Extract each line of the data below exactly as written.

Data block -
— Begin —

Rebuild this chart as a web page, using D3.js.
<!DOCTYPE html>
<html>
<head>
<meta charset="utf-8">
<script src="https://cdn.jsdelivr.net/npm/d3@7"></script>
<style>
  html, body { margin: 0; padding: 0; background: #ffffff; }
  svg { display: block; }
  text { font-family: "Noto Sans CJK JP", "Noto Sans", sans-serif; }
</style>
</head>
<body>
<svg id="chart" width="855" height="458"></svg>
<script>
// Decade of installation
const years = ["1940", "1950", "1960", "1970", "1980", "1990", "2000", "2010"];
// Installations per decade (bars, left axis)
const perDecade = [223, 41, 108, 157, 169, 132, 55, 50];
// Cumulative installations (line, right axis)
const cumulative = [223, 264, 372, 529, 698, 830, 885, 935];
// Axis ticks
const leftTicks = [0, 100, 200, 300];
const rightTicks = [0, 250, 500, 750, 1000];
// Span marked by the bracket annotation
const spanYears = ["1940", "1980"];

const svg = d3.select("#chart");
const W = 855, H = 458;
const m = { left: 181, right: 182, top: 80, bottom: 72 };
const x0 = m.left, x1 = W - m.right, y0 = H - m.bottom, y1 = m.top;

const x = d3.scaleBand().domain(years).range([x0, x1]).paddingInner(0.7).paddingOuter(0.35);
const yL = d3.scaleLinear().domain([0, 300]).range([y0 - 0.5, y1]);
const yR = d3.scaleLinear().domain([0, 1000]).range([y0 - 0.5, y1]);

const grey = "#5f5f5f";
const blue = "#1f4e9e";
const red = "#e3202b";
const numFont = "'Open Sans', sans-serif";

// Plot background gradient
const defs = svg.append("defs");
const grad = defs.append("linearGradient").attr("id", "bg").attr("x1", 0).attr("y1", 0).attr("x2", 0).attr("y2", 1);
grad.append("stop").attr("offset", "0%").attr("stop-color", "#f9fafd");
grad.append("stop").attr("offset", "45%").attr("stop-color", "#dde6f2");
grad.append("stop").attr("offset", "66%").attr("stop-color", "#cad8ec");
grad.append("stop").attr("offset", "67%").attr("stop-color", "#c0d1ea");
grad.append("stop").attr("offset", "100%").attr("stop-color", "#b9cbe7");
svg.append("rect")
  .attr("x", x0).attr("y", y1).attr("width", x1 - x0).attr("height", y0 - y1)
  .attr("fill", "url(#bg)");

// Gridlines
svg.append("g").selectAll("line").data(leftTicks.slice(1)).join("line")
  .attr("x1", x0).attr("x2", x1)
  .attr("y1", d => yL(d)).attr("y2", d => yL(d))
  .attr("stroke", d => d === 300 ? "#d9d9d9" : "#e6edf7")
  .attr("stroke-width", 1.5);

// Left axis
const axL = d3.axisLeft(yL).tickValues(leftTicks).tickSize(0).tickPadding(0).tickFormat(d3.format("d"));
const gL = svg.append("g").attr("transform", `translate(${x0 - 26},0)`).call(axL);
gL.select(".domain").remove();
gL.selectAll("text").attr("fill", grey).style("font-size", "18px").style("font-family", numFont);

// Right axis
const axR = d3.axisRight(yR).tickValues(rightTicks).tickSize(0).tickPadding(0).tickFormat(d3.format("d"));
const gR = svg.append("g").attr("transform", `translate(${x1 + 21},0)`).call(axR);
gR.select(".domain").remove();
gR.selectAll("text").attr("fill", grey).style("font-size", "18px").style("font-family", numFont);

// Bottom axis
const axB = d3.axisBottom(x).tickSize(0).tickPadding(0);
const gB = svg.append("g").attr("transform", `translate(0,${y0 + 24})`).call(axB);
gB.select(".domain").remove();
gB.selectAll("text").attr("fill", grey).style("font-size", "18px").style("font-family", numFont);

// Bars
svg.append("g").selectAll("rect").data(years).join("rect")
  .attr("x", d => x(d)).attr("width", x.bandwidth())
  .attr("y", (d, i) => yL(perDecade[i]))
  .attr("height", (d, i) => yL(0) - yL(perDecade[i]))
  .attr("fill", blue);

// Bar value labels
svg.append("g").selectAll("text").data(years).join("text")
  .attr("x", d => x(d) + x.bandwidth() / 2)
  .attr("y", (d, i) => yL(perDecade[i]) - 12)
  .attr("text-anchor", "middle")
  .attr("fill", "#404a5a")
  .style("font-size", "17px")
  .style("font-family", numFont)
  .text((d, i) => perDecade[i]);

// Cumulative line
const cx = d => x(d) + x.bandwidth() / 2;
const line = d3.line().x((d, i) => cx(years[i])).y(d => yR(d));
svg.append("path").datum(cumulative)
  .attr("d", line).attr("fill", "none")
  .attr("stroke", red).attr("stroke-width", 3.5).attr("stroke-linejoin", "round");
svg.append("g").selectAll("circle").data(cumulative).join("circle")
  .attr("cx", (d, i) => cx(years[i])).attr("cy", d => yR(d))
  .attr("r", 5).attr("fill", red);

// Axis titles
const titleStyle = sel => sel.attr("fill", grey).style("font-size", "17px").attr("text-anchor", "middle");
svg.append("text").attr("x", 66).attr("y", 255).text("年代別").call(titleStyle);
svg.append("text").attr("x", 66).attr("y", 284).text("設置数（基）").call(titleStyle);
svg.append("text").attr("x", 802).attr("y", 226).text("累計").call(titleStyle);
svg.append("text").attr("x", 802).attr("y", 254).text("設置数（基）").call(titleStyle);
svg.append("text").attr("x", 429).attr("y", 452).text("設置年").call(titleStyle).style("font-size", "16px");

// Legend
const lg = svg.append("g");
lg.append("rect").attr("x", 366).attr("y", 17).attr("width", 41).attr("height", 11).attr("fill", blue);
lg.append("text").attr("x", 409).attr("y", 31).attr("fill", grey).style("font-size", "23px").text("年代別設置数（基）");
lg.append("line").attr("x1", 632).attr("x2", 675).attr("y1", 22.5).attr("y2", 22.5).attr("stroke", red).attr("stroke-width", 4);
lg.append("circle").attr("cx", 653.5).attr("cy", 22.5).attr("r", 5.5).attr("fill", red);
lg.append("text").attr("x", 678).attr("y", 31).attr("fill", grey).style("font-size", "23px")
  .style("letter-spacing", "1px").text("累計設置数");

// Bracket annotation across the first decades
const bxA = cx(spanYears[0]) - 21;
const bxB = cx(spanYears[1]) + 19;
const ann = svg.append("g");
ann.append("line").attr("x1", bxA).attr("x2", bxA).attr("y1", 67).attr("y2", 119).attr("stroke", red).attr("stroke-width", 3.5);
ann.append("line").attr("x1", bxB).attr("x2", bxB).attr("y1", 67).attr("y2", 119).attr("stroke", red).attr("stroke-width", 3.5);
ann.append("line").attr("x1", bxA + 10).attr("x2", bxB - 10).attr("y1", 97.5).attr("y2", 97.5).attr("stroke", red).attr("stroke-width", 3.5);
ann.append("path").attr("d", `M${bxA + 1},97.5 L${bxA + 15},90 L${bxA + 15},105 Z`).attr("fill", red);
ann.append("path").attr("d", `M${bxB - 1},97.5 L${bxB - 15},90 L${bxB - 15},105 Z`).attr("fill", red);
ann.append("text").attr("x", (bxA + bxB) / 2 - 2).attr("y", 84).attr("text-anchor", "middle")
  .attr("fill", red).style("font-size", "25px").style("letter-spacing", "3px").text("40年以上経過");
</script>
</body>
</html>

— End —

Response for this exercise -
Rebuild this chart as a web page, using D3.js.
<!DOCTYPE html>
<html>
<head>
<meta charset="utf-8">
<script src="https://cdn.jsdelivr.net/npm/d3@7"></script>
<style>
  html, body { margin: 0; padding: 0; background: #ffffff; }
  svg { display: block; }
  text { font-family: "Noto Sans CJK JP", "Noto Sans", sans-serif; }
</style>
</head>
<body>
<svg id="chart" width="855" height="458"></svg>
<script>
// Decade of installation
const years = ["1940", "1950", "1960", "1970", "1980", "1990", "2000", "2010"];
// Installations per decade (bars, left axis)
const perDecade = [223, 41, 108, 157, 169, 132, 55, 50];
// Cumulative installations (line, right axis)
const cumulative = [223, 264, 372, 529, 698, 830, 885, 935];
// Axis ticks
const leftTicks = [0, 100, 200, 300];
const rightTicks = [0, 250, 500, 750, 1000];
// Span marked by the bracket annotation
const spanYears = ["1940", "1980"];

const svg = d3.select("#chart");
const W = 855, H = 458;
const m = { left: 181, right: 182, top: 80, bottom: 72 };
const x0 = m.left, x1 = W - m.right, y0 = H - m.bottom, y1 = m.top;

const x = d3.scaleBand().domain(years).range([x0, x1]).paddingInner(0.7).paddingOuter(0.35);
const yL = d3.scaleLinear().domain([0, 300]).range([y0 - 0.5, y1]);
const yR = d3.scaleLinear().domain([0, 1000]).range([y0 - 0.5, y1]);

const grey = "#5f5f5f";
const blue = "#1f4e9e";
const red = "#e3202b";
const numFont = "'Open Sans', sans-serif";

// Plot background gradient
const defs = svg.append("defs");
const grad = defs.append("linearGradient").attr("id", "bg").attr("x1", 0).attr("y1", 0).attr("x2", 0).attr("y2", 1);
grad.append("stop").attr("offset", "0%").attr("stop-color", "#f9fafd");
grad.append("stop").attr("offset", "45%").attr("stop-color", "#dde6f2");
grad.append("stop").attr("offset", "66%").attr("stop-color", "#cad8ec");
grad.append("stop").attr("offset", "67%").attr("stop-color", "#c0d1ea");
grad.append("stop").attr("offset", "100%").attr("stop-color", "#b9cbe7");
svg.append("rect")
  .attr("x", x0).attr("y", y1).attr("width", x1 - x0).attr("height", y0 - y1)
  .attr("fill", "url(#bg)");

// Gridlines
svg.append("g").selectAll("line").data(leftTicks.slice(1)).join("line")
  .attr("x1", x0).attr("x2", x1)
  .attr("y1", d => yL(d)).attr("y2", d => yL(d))
  .attr("stroke", d => d === 300 ? "#d9d9d9" : "#e6edf7")
  .attr("stroke-width", 1.5);

// Left axis
const axL = d3.axisLeft(yL).tickValues(leftTicks).tickSize(0).tickPadding(0).tickFormat(d3.format("d"));
const gL = svg.append("g").attr("transform", `translate(${x0 - 26},0)`).call(axL);
gL.select(".domain").remove();
gL.selectAll("text").attr("fill", grey).style("font-size", "18px").style("font-family", numFont);

// Right axis
const axR = d3.axisRight(yR).tickValues(rightTicks).tickSize(0).tickPadding(0).tickFormat(d3.format("d"));
const gR = svg.append("g").attr("transform", `translate(${x1 + 21},0)`).call(axR);
gR.select(".domain").remove();
gR.selectAll("text").attr("fill", grey).style("font-size", "18px").style("font-family", numFont);

// Bottom axis
const axB = d3.axisBottom(x).tickSize(0).tickPadding(0);
const gB = svg.append("g").attr("transform", `translate(0,${y0 + 24})`).call(axB);
gB.select(".domain").remove();
gB.selectAll("text").attr("fill", grey).style("font-size", "18px").style("font-family", numFont);

// Bars
svg.append("g").selectAll("rect").data(years).join("rect")
  .attr("x", d => x(d)).attr("width", x.bandwidth())
  .attr("y", (d, i) => yL(perDecade[i]))
  .attr("height", (d, i) => yL(0) - yL(perDecade[i]))
  .attr("fill", blue);

// Bar value labels
svg.append("g").selectAll("text").data(years).join("text")
  .attr("x", d => x(d) + x.bandwidth() / 2)
  .attr("y", (d, i) => yL(perDecade[i]) - 12)
  .attr("text-anchor", "middle")
  .attr("fill", "#404a5a")
  .style("font-size", "17px")
  .style("font-family", numFont)
  .text((d, i) => perDecade[i]);

// Cumulative line
const cx = d => x(d) + x.bandwidth() / 2;
const line = d3.line().x((d, i) => cx(years[i])).y(d => yR(d));
svg.append("path").datum(cumulative)
  .attr("d", line).attr("fill", "none")
  .attr("stroke", red).attr("stroke-width", 3.5).attr("stroke-linejoin", "round");
svg.append("g").selectAll("circle").data(cumulative).join("circle")
  .attr("cx", (d, i) => cx(years[i])).attr("cy", d => yR(d))
  .attr("r", 5).attr("fill", red);

// Axis titles
const titleStyle = sel => sel.attr("fill", grey).style("font-size", "17px").attr("text-anchor", "middle");
svg.append("text").attr("x", 66).attr("y", 255).text("年代別").call(titleStyle);
svg.append("text").attr("x", 66).attr("y", 284).text("設置数（基）").call(titleStyle);
svg.append("text").attr("x", 802).attr("y", 226).text("累計").call(titleStyle);
svg.append("text").attr("x", 802).attr("y", 254).text("設置数（基）").call(titleStyle);
svg.append("text").attr("x", 429).attr("y", 452).text("設置年").call(titleStyle).style("font-size", "16px");

// Legend
const lg = svg.append("g");
lg.append("rect").attr("x", 366).attr("y", 17).attr("width", 41).attr("height", 11).attr("fill", blue);
lg.append("text").attr("x", 409).attr("y", 31).attr("fill", grey).style("font-size", "23px").text("年代別設置数（基）");
lg.append("line").attr("x1", 632).attr("x2", 675).attr("y1", 22.5).attr("y2", 22.5).attr("stroke", red).attr("stroke-width", 4);
lg.append("circle").attr("cx", 653.5).attr("cy", 22.5).attr("r", 5.5).attr("fill", red);
lg.append("text").attr("x", 678).attr("y", 31).attr("fill", grey).style("font-size", "23px")
  .style("letter-spacing", "1px").text("累計設置数");

// Bracket annotation across the first decades
const bxA = cx(spanYears[0]) - 21;
const bxB = cx(spanYears[1]) + 19;
const ann = svg.append("g");
ann.append("line").attr("x1", bxA).attr("x2", bxA).attr("y1", 67).attr("y2", 119).attr("stroke", red).attr("stroke-width", 3.5);
ann.append("line").attr("x1", bxB).attr("x2", bxB).attr("y1", 67).attr("y2", 119).attr("stroke", red).attr("stroke-width", 3.5);
ann.append("line").attr("x1", bxA + 10).attr("x2", bxB - 10).attr("y1", 97.5).attr("y2", 97.5).attr("stroke", red).attr("stroke-width", 3.5);
ann.append("path").attr("d", `M${bxA + 1},97.5 L${bxA + 15},90 L${bxA + 15},105 Z`).attr("fill", red);
ann.append("path").attr("d", `M${bxB - 1},97.5 L${bxB - 15},90 L${bxB - 15},105 Z`).attr("fill", red);
ann.append("text").attr("x", (bxA + bxB) / 2 - 2).attr("y", 84).attr("text-anchor", "middle")
  .attr("fill", red).style("font-size", "25px").style("letter-spacing", "3px").text("40年以上経過");
</script>
</body>
</html>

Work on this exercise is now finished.